§ What is needed
Can you pull out each line of the data below that includes the word "this"?

§ Figure scripts
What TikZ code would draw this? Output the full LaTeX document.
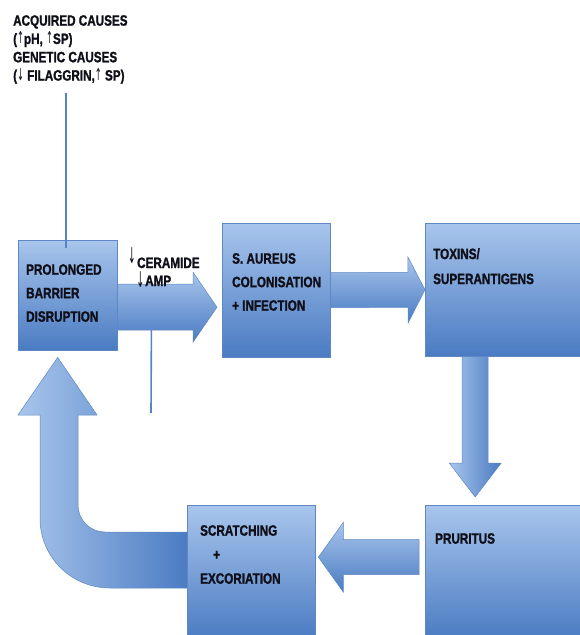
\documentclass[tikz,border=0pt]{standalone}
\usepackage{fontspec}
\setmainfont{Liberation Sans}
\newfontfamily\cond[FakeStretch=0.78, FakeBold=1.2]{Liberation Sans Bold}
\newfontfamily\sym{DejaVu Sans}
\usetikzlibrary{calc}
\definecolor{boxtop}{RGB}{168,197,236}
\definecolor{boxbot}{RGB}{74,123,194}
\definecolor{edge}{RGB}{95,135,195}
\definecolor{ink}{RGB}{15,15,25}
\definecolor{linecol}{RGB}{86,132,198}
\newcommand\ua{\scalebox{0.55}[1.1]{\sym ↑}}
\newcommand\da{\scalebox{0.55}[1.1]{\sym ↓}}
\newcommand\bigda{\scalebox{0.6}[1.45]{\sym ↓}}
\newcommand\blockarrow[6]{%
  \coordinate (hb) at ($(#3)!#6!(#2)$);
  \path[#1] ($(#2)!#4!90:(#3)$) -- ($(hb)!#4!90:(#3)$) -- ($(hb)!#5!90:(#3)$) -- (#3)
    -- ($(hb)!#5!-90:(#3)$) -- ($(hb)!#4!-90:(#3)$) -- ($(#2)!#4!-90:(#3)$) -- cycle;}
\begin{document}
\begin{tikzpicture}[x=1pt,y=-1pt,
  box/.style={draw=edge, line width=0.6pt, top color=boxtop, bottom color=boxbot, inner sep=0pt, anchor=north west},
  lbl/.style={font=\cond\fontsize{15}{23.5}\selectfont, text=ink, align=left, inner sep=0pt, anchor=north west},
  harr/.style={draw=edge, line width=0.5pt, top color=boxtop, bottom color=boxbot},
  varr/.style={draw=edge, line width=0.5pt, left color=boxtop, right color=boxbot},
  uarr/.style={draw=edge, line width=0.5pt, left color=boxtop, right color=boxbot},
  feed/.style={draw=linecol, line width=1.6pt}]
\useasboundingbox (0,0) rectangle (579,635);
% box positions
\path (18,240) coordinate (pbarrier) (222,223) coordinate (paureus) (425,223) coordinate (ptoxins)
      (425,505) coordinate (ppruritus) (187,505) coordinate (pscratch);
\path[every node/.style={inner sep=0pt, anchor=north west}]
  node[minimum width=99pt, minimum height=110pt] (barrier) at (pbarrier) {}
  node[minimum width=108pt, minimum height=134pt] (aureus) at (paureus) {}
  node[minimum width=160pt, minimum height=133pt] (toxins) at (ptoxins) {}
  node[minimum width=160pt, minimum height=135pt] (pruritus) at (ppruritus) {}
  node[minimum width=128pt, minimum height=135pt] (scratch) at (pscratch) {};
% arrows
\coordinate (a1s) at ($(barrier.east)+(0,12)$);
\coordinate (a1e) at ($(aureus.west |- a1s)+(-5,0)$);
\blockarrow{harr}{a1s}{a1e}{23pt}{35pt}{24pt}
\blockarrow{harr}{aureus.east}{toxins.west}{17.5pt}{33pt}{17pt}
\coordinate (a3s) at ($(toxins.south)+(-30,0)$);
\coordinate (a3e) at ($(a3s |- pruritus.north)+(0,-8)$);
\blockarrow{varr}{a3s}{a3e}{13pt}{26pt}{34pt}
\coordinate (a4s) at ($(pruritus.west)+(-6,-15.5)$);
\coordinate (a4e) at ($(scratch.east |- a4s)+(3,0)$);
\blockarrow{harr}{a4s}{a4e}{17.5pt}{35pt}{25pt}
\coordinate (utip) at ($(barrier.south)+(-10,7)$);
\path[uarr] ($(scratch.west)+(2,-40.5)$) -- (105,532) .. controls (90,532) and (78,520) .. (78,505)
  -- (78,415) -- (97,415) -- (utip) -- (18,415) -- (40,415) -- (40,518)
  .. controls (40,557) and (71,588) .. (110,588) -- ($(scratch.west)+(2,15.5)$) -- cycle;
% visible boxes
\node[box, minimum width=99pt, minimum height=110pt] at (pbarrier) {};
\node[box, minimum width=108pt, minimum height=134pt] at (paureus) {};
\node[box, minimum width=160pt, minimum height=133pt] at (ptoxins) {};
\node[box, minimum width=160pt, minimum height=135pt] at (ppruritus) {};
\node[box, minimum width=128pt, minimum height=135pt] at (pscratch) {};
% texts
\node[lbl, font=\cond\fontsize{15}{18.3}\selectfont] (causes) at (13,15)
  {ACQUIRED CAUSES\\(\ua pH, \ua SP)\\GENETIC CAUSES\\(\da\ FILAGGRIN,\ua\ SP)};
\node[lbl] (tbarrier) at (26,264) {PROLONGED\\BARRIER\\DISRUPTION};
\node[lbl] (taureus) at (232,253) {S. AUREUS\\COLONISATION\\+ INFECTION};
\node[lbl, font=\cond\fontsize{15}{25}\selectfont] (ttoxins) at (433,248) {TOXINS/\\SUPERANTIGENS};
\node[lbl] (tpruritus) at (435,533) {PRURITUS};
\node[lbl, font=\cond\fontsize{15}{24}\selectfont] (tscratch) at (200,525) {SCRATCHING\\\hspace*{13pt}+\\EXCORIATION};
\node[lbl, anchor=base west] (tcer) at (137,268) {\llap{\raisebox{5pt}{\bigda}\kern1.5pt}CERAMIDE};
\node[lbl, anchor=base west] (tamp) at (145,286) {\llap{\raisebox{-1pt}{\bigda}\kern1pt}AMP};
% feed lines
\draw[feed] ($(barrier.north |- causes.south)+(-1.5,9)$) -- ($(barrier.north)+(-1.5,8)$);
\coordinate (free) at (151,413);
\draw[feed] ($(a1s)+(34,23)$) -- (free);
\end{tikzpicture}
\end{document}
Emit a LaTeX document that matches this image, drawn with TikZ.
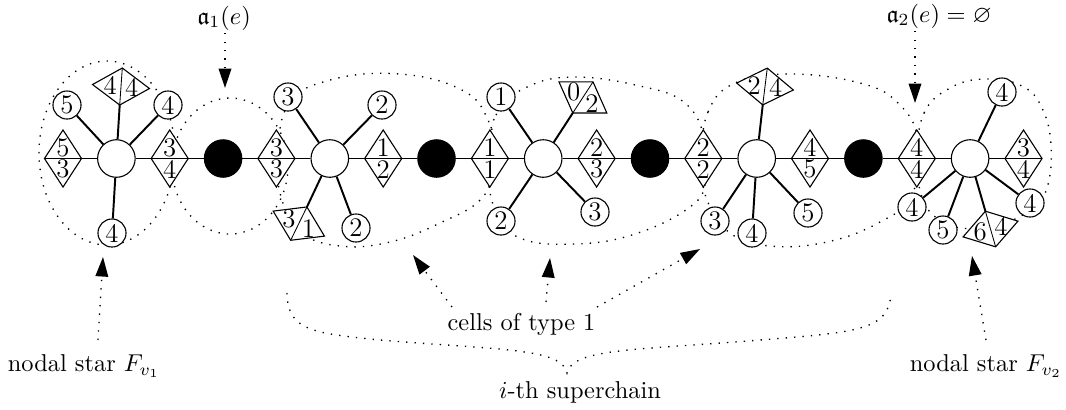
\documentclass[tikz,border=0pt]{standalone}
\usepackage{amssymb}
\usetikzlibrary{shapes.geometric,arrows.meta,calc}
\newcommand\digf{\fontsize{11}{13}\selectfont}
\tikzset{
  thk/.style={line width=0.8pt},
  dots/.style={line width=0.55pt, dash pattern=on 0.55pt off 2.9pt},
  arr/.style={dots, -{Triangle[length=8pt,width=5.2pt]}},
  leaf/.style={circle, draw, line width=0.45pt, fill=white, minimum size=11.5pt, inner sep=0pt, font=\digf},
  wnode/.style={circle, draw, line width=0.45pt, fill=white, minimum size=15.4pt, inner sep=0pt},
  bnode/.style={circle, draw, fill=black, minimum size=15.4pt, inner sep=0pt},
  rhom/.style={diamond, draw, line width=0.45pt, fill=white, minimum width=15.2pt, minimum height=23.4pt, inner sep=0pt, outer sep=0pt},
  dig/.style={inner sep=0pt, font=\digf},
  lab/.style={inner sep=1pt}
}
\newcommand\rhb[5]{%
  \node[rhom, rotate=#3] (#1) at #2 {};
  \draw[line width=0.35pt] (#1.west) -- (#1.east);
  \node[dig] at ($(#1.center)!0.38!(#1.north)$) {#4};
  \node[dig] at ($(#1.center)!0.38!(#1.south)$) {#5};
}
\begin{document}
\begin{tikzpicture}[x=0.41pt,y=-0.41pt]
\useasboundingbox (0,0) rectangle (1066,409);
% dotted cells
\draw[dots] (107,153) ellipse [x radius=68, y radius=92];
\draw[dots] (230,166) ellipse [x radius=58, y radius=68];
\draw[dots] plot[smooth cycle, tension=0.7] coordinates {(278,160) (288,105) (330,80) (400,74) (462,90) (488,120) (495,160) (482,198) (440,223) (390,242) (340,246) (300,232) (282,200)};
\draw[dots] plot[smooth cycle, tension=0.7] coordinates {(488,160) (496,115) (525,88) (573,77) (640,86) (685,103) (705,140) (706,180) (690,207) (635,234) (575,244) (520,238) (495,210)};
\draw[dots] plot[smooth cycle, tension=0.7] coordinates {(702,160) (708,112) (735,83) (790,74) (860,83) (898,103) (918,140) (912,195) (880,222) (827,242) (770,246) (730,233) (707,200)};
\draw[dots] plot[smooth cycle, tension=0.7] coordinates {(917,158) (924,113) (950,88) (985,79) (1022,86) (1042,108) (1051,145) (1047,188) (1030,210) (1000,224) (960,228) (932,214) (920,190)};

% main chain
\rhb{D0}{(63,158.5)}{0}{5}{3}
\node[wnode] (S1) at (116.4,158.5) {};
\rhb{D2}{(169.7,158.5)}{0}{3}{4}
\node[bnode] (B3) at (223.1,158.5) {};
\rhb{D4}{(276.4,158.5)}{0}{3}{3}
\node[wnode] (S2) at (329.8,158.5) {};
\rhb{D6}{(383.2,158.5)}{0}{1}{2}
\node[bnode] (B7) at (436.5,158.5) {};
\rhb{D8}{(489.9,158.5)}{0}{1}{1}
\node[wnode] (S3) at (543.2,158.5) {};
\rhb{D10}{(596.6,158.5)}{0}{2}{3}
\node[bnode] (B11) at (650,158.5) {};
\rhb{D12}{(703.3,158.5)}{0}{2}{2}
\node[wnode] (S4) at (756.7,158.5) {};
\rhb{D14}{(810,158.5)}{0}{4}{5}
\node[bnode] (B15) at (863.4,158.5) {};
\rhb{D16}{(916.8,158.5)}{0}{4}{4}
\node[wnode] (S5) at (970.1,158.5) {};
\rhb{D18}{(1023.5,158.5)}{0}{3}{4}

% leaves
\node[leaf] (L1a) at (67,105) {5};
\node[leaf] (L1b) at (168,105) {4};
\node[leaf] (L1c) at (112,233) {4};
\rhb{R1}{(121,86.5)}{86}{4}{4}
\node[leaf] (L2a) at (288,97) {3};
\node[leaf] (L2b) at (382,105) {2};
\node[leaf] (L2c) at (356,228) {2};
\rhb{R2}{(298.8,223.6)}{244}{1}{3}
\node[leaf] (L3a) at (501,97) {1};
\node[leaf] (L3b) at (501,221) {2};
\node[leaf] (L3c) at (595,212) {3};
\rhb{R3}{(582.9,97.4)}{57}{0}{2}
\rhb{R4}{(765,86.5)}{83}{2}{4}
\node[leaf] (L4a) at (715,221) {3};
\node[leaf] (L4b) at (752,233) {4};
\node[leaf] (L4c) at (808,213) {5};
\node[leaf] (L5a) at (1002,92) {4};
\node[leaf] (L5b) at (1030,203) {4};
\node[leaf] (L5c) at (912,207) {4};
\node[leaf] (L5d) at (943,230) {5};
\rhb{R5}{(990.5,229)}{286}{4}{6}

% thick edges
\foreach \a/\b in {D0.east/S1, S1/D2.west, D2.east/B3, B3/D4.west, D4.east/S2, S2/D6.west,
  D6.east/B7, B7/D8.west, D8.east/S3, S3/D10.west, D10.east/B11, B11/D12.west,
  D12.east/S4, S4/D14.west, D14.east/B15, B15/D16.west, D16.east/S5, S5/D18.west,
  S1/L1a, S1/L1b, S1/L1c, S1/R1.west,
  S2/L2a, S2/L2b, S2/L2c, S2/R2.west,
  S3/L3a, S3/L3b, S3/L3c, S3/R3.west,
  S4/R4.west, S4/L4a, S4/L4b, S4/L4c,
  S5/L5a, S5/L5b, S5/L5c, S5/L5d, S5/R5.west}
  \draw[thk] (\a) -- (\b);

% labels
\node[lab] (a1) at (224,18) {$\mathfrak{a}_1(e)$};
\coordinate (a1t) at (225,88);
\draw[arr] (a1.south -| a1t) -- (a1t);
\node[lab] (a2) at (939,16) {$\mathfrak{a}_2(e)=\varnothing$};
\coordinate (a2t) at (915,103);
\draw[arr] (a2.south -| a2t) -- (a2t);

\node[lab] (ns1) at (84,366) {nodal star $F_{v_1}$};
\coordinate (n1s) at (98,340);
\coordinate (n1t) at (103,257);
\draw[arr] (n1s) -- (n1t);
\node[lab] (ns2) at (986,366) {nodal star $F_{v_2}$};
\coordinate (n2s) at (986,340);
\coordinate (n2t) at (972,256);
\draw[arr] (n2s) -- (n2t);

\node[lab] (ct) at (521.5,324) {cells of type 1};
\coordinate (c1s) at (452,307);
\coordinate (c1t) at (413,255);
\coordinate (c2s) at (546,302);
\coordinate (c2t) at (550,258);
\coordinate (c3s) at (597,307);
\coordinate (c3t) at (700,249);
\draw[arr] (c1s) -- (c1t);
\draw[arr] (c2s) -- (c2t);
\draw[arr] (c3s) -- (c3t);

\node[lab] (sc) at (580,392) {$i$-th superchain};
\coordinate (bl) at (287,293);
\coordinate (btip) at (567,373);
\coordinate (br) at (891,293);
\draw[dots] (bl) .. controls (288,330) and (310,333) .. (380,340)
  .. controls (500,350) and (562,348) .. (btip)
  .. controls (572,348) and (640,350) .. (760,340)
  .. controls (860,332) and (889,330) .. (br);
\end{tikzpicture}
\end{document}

§ Solution to the exercise
What TikZ code would draw this? Output the full LaTeX document.
Emit a LaTeX document that matches this image, drawn with TikZ.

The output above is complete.